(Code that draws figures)
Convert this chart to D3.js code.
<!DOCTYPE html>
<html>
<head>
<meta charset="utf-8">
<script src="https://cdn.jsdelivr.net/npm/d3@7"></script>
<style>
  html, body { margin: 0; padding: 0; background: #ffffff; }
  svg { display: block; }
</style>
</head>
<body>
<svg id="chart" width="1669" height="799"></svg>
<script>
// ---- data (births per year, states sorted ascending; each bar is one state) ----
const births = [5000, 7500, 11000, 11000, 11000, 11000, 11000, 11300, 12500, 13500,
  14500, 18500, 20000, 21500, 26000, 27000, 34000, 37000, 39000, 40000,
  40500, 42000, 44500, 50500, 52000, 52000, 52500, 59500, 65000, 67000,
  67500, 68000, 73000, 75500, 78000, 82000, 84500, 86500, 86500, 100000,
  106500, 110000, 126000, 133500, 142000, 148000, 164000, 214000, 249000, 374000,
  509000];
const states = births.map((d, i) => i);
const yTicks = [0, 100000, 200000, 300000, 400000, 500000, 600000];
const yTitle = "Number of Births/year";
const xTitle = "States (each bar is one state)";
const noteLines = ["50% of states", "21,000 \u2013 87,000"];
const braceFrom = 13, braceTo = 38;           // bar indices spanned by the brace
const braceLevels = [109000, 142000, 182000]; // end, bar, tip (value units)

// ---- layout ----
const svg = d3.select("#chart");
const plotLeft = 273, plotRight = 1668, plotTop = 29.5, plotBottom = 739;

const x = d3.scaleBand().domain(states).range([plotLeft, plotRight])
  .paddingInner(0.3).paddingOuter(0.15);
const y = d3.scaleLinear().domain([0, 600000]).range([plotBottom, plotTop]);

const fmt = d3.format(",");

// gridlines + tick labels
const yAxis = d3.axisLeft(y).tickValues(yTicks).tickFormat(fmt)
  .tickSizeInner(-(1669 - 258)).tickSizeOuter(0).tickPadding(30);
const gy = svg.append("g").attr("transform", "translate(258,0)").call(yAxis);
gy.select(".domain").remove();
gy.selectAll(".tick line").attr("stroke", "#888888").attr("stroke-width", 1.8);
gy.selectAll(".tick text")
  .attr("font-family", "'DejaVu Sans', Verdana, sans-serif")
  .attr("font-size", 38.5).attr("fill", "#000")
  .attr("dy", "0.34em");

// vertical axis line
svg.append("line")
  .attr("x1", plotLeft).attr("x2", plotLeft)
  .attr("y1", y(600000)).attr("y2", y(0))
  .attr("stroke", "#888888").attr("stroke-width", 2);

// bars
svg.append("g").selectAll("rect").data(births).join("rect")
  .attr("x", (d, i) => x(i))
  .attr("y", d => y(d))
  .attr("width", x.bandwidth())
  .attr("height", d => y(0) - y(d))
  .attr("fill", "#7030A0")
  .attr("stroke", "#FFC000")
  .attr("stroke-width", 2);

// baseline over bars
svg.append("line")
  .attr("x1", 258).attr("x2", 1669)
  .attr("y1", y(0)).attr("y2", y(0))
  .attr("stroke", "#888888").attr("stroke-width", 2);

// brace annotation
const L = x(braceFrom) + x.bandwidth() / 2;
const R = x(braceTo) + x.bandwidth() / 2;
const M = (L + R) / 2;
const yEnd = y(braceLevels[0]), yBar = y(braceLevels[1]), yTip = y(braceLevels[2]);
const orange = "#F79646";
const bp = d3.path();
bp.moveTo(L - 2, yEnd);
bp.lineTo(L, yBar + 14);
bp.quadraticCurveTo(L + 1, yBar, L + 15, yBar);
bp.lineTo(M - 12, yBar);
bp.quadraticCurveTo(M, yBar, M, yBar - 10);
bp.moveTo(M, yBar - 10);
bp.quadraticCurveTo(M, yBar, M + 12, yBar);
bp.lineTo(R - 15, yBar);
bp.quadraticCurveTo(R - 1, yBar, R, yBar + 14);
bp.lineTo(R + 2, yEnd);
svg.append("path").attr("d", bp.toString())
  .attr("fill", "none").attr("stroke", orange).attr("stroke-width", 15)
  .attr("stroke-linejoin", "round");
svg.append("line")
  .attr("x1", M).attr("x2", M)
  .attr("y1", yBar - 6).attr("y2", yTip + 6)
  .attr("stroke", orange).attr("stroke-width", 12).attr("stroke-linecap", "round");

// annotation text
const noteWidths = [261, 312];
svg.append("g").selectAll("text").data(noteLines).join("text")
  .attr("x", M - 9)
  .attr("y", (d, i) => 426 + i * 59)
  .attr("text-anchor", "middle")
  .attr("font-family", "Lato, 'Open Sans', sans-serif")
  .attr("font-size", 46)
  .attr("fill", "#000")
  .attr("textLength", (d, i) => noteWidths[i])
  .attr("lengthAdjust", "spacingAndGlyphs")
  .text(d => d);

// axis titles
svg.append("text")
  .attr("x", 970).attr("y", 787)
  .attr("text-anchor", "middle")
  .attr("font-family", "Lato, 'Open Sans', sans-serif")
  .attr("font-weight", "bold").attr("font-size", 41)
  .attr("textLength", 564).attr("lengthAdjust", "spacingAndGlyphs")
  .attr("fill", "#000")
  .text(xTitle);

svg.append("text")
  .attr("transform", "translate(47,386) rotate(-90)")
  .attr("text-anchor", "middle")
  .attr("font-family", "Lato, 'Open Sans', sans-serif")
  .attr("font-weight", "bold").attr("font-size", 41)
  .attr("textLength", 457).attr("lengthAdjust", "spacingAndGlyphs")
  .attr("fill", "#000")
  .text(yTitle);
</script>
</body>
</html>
---
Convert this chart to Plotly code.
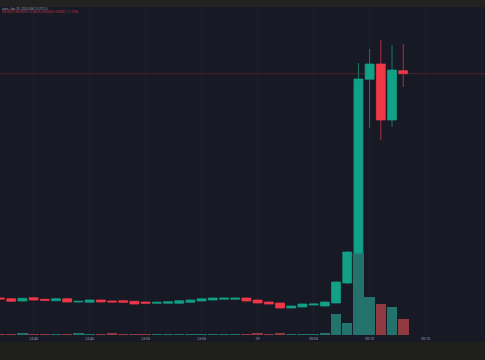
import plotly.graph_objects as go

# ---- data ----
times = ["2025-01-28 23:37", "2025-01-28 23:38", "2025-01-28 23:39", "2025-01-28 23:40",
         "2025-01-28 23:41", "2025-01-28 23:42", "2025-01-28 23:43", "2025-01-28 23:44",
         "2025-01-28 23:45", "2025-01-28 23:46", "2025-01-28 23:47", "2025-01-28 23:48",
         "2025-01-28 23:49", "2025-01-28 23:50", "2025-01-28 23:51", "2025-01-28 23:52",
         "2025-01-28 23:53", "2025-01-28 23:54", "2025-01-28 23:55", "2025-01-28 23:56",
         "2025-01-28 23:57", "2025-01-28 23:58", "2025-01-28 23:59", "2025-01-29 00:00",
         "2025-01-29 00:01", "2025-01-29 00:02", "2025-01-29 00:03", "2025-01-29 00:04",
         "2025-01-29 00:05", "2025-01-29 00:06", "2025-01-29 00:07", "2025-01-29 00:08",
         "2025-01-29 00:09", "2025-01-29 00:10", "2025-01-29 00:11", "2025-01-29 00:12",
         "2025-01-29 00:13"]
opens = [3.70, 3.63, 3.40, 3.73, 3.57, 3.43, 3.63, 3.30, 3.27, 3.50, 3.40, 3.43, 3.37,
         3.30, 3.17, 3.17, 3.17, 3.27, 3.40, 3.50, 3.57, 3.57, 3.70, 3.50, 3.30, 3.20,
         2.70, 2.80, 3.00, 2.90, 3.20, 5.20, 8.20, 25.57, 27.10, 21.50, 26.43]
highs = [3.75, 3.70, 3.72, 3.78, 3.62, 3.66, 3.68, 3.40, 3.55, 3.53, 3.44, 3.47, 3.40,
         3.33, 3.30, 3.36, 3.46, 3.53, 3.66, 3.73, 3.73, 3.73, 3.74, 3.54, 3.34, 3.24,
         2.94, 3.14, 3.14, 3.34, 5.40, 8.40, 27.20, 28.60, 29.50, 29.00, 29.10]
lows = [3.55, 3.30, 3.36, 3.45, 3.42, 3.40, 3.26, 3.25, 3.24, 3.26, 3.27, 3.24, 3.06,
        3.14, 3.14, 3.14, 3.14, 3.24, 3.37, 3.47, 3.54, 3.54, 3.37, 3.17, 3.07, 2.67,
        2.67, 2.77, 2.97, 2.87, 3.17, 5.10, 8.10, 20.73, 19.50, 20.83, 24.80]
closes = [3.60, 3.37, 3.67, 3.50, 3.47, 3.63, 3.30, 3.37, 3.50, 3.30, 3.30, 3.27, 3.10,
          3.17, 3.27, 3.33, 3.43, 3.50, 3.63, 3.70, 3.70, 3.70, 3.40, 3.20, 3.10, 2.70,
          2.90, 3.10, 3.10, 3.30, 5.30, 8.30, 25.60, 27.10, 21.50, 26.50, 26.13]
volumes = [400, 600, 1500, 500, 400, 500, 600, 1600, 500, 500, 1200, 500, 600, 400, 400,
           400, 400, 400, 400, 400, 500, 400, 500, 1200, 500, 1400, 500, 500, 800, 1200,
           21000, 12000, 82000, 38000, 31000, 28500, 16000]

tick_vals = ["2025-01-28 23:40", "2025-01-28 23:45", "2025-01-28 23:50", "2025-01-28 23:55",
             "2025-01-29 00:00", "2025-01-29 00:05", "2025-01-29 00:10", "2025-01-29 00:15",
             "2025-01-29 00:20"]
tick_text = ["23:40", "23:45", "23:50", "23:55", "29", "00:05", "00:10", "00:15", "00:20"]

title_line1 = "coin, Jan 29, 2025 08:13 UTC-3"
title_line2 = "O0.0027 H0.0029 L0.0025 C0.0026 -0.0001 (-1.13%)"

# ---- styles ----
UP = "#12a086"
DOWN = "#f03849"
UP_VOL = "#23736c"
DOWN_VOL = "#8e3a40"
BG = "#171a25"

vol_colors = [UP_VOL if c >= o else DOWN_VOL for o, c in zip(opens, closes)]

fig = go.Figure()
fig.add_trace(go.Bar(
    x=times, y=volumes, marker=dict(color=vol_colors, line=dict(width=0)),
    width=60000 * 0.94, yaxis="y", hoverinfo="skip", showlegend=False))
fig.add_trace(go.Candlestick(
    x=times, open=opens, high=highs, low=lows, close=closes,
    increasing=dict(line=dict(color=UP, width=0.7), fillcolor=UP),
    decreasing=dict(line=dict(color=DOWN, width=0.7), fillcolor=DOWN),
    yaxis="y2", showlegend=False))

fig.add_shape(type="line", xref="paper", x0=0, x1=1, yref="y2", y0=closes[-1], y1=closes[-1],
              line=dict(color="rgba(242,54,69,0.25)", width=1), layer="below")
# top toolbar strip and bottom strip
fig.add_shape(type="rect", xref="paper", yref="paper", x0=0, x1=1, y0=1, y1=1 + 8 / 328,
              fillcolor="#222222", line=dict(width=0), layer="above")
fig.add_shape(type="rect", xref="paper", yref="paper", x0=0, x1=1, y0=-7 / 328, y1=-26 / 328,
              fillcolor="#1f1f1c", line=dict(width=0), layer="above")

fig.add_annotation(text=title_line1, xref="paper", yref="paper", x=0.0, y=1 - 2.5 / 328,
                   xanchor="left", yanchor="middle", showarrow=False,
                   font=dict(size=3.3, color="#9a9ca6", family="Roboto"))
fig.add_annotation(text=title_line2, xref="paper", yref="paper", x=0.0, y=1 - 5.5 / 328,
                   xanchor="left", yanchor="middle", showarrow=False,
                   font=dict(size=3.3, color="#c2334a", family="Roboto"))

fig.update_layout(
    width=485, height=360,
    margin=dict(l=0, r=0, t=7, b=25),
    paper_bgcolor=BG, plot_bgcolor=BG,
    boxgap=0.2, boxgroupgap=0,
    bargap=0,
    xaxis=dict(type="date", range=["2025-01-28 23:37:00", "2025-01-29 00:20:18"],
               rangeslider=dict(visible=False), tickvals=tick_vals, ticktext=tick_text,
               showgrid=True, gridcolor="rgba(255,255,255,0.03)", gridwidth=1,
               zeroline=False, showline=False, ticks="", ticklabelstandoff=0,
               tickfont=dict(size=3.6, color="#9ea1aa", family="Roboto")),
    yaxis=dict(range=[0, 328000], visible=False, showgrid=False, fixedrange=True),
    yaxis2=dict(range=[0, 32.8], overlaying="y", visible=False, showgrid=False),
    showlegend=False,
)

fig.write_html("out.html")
...
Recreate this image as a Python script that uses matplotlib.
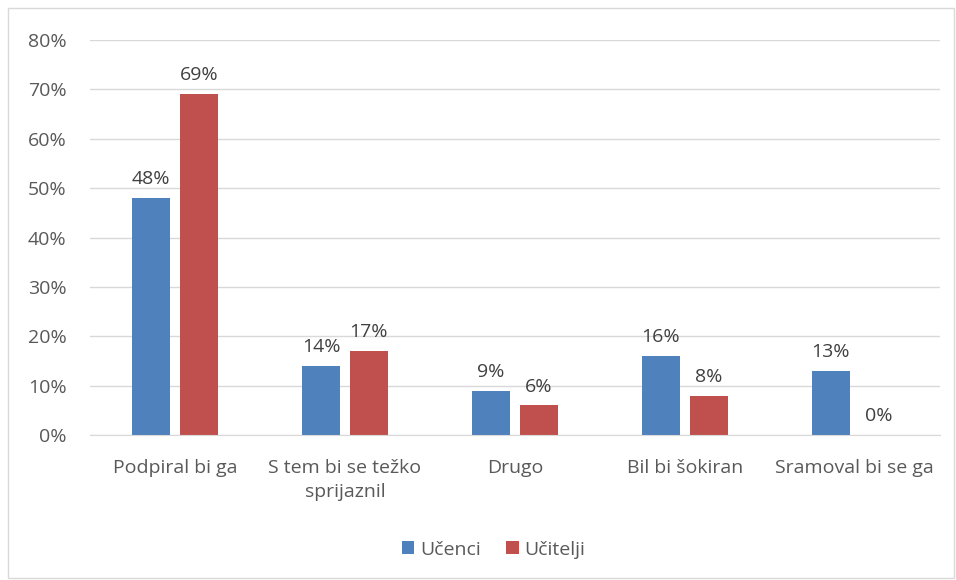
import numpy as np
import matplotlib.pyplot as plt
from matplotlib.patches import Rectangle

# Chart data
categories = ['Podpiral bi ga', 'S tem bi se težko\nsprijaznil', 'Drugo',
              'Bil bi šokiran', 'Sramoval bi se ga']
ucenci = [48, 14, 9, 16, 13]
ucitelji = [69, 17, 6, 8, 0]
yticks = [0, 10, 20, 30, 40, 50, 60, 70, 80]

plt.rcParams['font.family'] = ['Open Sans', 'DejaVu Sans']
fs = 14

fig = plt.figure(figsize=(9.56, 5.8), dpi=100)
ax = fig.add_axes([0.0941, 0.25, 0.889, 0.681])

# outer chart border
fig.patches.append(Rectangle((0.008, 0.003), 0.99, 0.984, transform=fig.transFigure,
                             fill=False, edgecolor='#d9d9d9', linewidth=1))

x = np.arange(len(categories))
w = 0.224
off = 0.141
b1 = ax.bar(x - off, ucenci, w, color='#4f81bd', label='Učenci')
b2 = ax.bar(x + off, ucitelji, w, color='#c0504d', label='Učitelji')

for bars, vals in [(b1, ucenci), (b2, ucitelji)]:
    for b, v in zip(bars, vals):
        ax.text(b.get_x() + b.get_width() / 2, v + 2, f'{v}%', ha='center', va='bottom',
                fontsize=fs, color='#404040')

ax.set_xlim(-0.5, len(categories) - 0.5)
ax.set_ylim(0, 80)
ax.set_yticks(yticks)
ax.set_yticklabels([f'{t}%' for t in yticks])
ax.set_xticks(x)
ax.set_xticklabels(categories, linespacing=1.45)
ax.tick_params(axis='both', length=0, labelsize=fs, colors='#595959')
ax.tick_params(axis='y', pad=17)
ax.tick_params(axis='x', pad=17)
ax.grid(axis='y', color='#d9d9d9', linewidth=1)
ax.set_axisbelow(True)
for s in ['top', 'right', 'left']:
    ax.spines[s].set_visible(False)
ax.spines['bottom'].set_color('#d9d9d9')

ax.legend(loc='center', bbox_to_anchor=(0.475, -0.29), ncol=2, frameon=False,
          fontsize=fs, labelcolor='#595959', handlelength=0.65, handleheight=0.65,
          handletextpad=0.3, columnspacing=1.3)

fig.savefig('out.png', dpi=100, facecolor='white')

# EXERCISE PROMPT:
Skip all pictures. Output only the lines from the one containing "Recreate this image" to the one containing "ax.spines['bottom'].set_color('#d9d9d9')", both lines included.

# IN RESPONSE:
Recreate this image as a Python script that uses matplotlib.
import numpy as np
import matplotlib.pyplot as plt
from matplotlib.patches import Rectangle

# Chart data
categories = ['Podpiral bi ga', 'S tem bi se težko\nsprijaznil', 'Drugo',
              'Bil bi šokiran', 'Sramoval bi se ga']
ucenci = [48, 14, 9, 16, 13]
ucitelji = [69, 17, 6, 8, 0]
yticks = [0, 10, 20, 30, 40, 50, 60, 70, 80]

plt.rcParams['font.family'] = ['Open Sans', 'DejaVu Sans']
fs = 14

fig = plt.figure(figsize=(9.56, 5.8), dpi=100)
ax = fig.add_axes([0.0941, 0.25, 0.889, 0.681])

# outer chart border
fig.patches.append(Rectangle((0.008, 0.003), 0.99, 0.984, transform=fig.transFigure,
                             fill=False, edgecolor='#d9d9d9', linewidth=1))

x = np.arange(len(categories))
w = 0.224
off = 0.141
b1 = ax.bar(x - off, ucenci, w, color='#4f81bd', label='Učenci')
b2 = ax.bar(x + off, ucitelji, w, color='#c0504d', label='Učitelji')

for bars, vals in [(b1, ucenci), (b2, ucitelji)]:
    for b, v in zip(bars, vals):
        ax.text(b.get_x() + b.get_width() / 2, v + 2, f'{v}%', ha='center', va='bottom',
                fontsize=fs, color='#404040')

ax.set_xlim(-0.5, len(categories) - 0.5)
ax.set_ylim(0, 80)
ax.set_yticks(yticks)
ax.set_yticklabels([f'{t}%' for t in yticks])
ax.set_xticks(x)
ax.set_xticklabels(categories, linespacing=1.45)
ax.tick_params(axis='both', length=0, labelsize=fs, colors='#595959')
ax.tick_params(axis='y', pad=17)
ax.tick_params(axis='x', pad=17)
ax.grid(axis='y', color='#d9d9d9', linewidth=1)
ax.set_axisbelow(True)
for s in ['top', 'right', 'left']:
    ax.spines[s].set_visible(False)
ax.spines['bottom'].set_color('#d9d9d9')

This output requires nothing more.